At the same time, Emirates is deepening its commitment to premium economy, a cabin it plans to offer on dozens of routes by mid-2026. Aviation analysts note that the airline is targeting millions of premium economy seats annually as part of a strategy to capture travelers who want an upgraded experience without paying full business class fares. That product focus is likely to be central as the carrier rebuilds yields following the latest disruption.

Other UAE airlines are also expanding fleets and updating cabins. Flydubai has placed a major order for Airbus A321neo aircraft, signaling a long term bet on high efficiency narrowbody operations, while Etihad is inducting new generation widebodies with significantly lower fuel burn. Together, these moves point to an aviation system that is not only recovering capacity but also modernizing for the next phase of growth.

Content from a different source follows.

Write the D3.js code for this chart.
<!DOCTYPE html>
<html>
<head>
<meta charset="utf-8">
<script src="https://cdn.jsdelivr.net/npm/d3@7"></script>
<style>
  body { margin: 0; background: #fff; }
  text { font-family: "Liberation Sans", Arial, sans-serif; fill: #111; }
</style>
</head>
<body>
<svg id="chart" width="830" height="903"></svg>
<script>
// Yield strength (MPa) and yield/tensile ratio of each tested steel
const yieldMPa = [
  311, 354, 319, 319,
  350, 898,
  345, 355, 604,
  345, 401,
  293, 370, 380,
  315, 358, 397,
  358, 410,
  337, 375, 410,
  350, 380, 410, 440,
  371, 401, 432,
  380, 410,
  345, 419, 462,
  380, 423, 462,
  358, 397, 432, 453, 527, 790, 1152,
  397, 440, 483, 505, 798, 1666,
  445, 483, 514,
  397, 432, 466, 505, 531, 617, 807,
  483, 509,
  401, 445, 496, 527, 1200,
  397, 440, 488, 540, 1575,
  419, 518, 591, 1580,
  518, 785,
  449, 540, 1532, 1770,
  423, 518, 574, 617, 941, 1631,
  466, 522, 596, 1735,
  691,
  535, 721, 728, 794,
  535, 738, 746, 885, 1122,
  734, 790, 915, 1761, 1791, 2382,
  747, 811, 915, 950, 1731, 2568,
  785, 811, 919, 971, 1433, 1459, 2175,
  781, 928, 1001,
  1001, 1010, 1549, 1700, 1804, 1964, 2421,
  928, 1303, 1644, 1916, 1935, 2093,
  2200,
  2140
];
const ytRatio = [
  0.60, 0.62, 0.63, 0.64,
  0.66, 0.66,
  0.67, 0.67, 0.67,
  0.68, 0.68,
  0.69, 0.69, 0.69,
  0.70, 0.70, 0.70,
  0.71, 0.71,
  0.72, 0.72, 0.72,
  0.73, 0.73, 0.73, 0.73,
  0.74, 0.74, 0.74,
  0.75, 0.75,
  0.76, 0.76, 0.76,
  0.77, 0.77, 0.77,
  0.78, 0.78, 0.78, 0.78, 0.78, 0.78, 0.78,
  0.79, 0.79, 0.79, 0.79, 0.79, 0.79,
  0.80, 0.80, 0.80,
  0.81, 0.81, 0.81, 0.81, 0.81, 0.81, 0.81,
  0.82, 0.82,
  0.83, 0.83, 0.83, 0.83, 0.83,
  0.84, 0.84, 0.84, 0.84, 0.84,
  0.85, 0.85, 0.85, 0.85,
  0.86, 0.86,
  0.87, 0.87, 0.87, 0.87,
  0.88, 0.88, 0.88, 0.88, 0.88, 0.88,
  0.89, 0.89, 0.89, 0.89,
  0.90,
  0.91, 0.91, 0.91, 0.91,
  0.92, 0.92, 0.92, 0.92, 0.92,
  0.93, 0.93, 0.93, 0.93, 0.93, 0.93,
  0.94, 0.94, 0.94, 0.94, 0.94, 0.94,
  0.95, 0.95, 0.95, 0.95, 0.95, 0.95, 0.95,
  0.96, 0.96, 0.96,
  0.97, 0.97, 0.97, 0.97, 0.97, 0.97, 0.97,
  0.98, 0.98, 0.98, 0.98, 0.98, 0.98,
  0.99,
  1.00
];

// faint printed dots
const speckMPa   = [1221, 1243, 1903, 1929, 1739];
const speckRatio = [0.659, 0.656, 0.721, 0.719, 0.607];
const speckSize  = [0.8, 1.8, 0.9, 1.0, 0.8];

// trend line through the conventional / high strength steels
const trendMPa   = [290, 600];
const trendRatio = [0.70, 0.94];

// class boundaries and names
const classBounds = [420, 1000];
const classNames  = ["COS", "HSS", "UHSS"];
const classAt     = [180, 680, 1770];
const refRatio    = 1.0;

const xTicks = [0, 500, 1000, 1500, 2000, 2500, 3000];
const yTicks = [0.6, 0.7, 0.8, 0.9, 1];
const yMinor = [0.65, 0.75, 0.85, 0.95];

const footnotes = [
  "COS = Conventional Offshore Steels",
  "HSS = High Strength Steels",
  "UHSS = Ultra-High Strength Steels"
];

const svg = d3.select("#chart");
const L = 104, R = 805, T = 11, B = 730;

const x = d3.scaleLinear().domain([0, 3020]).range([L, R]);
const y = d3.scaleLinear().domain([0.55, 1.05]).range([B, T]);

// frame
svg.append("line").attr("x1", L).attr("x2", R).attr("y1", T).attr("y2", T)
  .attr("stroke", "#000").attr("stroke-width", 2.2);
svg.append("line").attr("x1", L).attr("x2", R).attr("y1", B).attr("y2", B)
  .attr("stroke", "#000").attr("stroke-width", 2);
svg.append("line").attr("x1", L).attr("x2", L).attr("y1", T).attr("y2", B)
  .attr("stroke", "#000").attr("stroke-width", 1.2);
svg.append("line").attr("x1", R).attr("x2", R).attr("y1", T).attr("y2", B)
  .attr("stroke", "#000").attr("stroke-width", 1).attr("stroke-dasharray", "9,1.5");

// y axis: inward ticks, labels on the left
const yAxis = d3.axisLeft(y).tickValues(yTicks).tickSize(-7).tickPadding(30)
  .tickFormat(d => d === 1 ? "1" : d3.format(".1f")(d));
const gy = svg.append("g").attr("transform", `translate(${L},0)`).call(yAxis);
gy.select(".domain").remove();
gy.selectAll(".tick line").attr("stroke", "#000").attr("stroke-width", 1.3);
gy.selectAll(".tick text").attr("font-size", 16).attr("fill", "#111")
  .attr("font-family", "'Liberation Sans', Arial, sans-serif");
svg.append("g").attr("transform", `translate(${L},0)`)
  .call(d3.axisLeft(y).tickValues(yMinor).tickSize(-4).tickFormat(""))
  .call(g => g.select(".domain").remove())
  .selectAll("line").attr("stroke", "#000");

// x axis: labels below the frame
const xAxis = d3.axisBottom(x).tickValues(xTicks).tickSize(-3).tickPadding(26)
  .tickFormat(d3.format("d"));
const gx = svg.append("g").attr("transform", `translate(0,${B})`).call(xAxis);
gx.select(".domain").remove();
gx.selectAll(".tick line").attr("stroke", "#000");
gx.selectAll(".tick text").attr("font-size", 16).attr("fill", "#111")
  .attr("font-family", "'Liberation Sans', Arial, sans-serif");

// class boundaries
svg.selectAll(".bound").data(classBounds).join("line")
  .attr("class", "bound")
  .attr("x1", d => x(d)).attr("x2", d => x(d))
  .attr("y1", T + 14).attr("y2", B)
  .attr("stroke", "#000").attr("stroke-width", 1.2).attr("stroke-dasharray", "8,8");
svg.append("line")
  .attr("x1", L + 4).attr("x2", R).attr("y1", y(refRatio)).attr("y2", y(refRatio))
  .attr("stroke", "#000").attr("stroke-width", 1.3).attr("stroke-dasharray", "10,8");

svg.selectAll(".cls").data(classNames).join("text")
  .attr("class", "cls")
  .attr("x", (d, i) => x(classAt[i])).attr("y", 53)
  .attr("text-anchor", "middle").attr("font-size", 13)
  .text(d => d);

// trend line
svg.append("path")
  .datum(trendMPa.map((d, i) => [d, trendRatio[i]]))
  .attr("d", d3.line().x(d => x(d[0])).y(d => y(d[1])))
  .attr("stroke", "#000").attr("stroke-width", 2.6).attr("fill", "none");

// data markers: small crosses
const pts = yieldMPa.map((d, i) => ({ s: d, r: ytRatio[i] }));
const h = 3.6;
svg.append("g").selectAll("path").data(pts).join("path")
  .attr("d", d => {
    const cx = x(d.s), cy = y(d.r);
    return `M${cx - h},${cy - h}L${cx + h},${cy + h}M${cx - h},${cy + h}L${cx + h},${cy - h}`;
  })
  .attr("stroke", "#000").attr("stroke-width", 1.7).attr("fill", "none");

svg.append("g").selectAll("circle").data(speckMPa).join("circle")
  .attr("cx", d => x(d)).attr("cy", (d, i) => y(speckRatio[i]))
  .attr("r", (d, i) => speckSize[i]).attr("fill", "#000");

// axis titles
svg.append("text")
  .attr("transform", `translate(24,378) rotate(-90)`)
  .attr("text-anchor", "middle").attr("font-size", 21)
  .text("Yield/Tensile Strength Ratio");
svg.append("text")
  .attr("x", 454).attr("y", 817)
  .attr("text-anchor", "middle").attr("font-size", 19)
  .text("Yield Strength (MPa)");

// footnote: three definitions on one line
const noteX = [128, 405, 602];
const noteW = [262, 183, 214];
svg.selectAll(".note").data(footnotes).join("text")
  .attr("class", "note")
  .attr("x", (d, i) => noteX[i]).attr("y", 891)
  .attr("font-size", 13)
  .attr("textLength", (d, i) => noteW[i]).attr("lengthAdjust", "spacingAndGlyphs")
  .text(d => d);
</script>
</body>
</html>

For passengers, the combination of renewed schedules and upgraded aircraft means more options for connecting through Dubai and Abu Dhabi, with an emphasis on comfort and reliability alongside scale.

A New Era of Risk Management for Gulf Airspace

The speed with which Emirates and its UAE peers are restoring full operations masks a more complex underlying reality: regional airspace is likely to remain exposed to geopolitical risk. The February and March 2026 closures followed earlier episodes of tension that had already prompted some airlines to adjust routings or avoid certain corridors.

Aviation security bulletins and insurer advisories suggest that carriers operating through Gulf airspace are refining contingency planning, including alternative routings, additional fuel loads and flexible crew scheduling to cope with potential short-notice restrictions. Hub operators in Dubai and Abu Dhabi are similarly investing in operational resilience, using data and close coordination with regulators to manage sudden surges in diversion and recovery traffic.

For travelers, the new environment may translate into more frequent schedule adjustments even as overall capacity grows. Industry observers expect airlines to keep building slack into networks and to communicate more actively about rerouting options when tensions flare, reflecting lessons learned from the recent shutdown.

Yet despite those risks, the swift return of Emirates to full capacity highlights the enduring pull of the UAE’s hub model. As 2026 unfolds, Dubai and Abu Dhabi appear set not only to reclaim their roles at the heart of global air travel, but to test new strategies for keeping their skies open in an era of heightened volatility.